This question is similar to dplyr/ R cumulative sum with reset, which asked for a way to reset a cumulative summation based on a threshold value. The accepted answer to that question was a function that applies a fixed threshold for resetting the accumulation.
library(tidyverse)
sum_reset_at <- function(thresh) {
function(x) {
accumulate(x, ~if_else(.x >= thresh, .y, .x + .y))
}
}
df <- tibble(a = c(2, 3, 1, 2, 2, 3))
df %>% mutate(c = sum_reset_at(5)(a))
## # A tibble: 6 x 2
## a c
## <dbl> <dbl>
## 1 2 2
## 2 3 5
## 3 1 1
## 4 2 3
## 5 2 5
## 6 3 3
When the accumulation reaches (or exceeds) the threshold value it starts again from the value of a
in the next record.
Rather than using a fixed threshold, I would like to provide a vector of thresholds that would be accessed sequentially, incrementing with each reset:
thresholds <- c(5, 3, 2)
df %>% mutate(c = sum_reset_at(thresholds)(a))
## # A tibble: 6 x 2
## a c
## <dbl> <dbl>
## 1 2 2
## 2 3 5
## 3 1 1
## 4 2 3
## 5 2 2
## 6 3 3
The vector would be recycled as required.

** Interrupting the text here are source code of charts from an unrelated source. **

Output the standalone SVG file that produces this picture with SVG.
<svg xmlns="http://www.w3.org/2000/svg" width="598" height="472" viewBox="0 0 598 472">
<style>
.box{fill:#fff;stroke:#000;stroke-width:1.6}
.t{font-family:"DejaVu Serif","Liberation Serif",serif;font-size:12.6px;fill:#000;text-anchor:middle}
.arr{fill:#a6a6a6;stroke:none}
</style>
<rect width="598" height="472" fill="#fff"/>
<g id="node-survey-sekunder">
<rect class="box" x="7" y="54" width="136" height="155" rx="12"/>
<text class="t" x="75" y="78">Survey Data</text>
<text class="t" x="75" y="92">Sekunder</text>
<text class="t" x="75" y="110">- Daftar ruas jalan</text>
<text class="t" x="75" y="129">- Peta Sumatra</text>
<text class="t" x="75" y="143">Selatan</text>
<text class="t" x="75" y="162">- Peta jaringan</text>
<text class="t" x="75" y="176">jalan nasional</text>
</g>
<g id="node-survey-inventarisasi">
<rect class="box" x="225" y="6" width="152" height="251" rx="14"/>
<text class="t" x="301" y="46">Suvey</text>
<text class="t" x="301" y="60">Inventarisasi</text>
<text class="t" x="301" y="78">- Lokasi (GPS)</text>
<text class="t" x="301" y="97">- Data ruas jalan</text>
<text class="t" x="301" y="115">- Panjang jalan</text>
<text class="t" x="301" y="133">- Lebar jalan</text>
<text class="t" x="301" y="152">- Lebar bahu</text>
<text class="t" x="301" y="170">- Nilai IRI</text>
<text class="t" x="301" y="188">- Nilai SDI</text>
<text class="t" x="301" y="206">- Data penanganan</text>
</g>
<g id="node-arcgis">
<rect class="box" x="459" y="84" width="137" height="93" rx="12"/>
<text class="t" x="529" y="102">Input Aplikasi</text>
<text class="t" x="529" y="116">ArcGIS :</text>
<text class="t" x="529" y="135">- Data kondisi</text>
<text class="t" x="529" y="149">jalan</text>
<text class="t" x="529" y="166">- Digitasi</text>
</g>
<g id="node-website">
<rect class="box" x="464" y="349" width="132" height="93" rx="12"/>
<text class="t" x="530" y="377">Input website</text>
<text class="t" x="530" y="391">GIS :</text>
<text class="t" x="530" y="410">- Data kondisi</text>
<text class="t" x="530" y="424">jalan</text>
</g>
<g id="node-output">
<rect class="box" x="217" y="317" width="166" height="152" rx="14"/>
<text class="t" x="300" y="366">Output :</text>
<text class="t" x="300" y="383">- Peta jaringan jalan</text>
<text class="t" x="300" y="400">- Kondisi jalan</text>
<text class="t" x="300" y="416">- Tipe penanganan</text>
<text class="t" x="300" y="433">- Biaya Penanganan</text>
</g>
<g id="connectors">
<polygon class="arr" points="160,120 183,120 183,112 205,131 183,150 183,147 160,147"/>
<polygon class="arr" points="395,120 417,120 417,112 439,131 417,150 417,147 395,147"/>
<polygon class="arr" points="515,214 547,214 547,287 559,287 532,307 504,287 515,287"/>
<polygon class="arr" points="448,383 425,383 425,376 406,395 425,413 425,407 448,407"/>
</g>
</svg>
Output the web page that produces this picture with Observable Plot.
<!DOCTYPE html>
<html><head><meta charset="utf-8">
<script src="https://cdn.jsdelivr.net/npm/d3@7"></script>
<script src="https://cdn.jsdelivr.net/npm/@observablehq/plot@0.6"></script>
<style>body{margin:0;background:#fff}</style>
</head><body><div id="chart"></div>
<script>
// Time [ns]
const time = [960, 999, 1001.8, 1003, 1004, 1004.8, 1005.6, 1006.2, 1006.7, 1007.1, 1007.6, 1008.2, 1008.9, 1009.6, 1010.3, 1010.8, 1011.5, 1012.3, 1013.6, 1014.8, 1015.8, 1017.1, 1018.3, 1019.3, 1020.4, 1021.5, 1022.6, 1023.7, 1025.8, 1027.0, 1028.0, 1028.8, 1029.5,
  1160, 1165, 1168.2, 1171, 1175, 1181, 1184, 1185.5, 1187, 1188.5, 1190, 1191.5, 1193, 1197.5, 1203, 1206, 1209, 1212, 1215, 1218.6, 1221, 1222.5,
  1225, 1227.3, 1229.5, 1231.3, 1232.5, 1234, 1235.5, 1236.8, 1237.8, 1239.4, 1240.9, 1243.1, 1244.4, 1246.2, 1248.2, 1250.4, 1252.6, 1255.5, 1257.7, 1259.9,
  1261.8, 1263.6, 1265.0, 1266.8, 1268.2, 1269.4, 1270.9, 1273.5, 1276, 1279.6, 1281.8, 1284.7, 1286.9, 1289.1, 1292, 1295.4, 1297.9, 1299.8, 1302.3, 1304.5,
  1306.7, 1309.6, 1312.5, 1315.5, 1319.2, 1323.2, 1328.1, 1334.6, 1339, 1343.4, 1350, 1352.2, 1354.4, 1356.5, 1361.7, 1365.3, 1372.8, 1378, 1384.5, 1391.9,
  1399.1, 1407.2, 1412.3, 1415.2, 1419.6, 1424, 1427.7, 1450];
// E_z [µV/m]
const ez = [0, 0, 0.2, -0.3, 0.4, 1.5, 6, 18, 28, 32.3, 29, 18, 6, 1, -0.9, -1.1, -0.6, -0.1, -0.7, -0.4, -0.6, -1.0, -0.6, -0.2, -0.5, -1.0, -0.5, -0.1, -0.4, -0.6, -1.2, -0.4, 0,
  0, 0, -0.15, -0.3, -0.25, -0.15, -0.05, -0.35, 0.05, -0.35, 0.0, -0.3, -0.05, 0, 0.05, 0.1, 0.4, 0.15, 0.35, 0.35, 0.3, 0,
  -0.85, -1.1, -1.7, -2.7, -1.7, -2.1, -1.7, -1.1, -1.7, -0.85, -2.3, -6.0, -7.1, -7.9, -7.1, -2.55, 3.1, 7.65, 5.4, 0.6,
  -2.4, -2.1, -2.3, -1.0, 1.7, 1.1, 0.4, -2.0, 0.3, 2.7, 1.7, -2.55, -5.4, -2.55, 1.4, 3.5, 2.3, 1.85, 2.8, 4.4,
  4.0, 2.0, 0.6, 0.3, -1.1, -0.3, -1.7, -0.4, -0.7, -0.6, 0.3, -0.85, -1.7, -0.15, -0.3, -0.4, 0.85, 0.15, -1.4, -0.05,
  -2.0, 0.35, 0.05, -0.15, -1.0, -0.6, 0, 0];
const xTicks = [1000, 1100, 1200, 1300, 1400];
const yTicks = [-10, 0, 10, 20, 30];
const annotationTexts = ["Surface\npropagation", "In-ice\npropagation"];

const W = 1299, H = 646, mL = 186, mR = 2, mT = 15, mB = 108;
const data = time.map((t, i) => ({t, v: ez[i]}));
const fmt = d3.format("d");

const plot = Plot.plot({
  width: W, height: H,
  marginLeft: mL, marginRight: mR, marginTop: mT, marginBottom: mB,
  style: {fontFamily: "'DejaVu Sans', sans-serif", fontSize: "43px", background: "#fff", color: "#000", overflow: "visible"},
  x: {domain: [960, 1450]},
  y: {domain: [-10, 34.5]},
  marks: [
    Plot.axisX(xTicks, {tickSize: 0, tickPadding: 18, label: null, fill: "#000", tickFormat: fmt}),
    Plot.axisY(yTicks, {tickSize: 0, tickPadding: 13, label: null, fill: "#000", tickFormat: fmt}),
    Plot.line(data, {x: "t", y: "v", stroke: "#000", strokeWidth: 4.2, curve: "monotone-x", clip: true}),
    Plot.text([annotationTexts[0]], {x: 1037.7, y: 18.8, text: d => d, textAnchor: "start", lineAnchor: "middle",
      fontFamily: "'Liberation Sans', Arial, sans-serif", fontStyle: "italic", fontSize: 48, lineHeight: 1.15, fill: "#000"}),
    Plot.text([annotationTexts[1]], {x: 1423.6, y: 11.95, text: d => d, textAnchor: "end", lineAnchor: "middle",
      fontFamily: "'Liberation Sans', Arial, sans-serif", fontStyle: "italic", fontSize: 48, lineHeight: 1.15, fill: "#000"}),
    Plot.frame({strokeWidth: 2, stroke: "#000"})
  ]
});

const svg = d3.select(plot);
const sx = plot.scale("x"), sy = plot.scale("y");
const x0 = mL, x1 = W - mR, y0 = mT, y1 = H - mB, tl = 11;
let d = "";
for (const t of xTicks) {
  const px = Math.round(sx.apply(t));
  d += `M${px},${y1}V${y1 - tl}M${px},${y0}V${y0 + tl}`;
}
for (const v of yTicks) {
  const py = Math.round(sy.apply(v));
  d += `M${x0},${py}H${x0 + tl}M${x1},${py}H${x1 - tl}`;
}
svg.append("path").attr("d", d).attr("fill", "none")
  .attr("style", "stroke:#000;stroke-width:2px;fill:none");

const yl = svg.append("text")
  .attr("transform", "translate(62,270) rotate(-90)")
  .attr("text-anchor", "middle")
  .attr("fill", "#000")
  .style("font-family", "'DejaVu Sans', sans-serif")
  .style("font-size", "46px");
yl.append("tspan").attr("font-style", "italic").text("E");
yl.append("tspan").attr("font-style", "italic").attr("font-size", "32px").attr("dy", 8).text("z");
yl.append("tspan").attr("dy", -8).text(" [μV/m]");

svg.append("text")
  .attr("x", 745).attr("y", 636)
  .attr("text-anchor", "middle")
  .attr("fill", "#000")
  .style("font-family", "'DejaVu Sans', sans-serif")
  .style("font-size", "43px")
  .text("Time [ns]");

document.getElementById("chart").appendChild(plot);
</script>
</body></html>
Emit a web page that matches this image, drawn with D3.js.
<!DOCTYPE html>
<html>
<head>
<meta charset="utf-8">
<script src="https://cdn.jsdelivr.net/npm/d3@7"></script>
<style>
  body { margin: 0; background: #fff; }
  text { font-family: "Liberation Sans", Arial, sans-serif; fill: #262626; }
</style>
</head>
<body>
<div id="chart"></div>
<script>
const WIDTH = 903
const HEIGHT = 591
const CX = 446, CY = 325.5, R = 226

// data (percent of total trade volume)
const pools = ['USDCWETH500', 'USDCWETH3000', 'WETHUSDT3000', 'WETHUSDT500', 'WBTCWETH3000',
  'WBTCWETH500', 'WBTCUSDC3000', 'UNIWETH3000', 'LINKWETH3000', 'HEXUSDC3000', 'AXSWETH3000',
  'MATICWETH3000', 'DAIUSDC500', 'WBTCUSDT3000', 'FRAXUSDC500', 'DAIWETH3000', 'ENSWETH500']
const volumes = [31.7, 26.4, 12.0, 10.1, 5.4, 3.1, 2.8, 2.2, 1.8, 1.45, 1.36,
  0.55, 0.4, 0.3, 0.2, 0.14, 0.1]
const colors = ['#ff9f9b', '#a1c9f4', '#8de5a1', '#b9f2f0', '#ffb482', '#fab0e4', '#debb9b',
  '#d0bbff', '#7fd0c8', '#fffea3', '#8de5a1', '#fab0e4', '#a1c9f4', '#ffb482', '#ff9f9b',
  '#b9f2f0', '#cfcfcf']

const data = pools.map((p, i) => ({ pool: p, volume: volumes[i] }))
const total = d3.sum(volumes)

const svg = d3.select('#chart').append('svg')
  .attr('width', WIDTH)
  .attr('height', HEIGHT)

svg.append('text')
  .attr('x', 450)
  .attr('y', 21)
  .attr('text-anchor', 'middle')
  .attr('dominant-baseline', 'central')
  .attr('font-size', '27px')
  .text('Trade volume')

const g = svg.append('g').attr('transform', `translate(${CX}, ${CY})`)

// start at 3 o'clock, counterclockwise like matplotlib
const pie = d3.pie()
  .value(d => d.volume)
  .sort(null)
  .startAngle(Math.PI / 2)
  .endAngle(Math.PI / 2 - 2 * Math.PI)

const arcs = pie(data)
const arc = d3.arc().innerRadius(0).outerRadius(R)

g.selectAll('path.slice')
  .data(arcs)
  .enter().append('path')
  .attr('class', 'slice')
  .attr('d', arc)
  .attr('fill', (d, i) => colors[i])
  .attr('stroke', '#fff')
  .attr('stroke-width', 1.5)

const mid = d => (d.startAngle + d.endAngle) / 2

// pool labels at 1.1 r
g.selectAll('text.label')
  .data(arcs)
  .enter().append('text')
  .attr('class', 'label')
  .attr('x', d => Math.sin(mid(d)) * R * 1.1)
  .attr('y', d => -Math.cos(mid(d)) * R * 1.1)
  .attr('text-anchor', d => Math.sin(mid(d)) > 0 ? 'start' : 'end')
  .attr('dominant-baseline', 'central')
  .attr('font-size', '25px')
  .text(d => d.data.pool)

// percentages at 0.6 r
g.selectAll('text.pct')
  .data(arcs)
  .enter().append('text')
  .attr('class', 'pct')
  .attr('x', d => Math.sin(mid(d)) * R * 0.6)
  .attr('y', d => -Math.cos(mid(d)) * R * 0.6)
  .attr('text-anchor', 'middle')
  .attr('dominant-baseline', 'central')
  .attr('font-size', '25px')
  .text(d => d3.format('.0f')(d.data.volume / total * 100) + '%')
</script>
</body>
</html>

I have something working using sample
in the function:
set.seed(0)
sum_reset_at <- function(thresh) {
function(x) {
accumulate(x, ~if_else(.x >= sample(thresh, size = 1), .y, .x + .y))
}
}
thresholds <- c(5, 3, 2)
df %>% mutate(c = sum_reset_at(thresholds)(a))
## # A tibble: 6 x 2
## a c
## <dbl> <dbl>
## 1 2 2
## 2 3 3
## 3 1 4
## 4 2 2
## 5 2 4
## 6 3 3
But I don't want to randomly sample the thresholds, I want to sequentially sample them.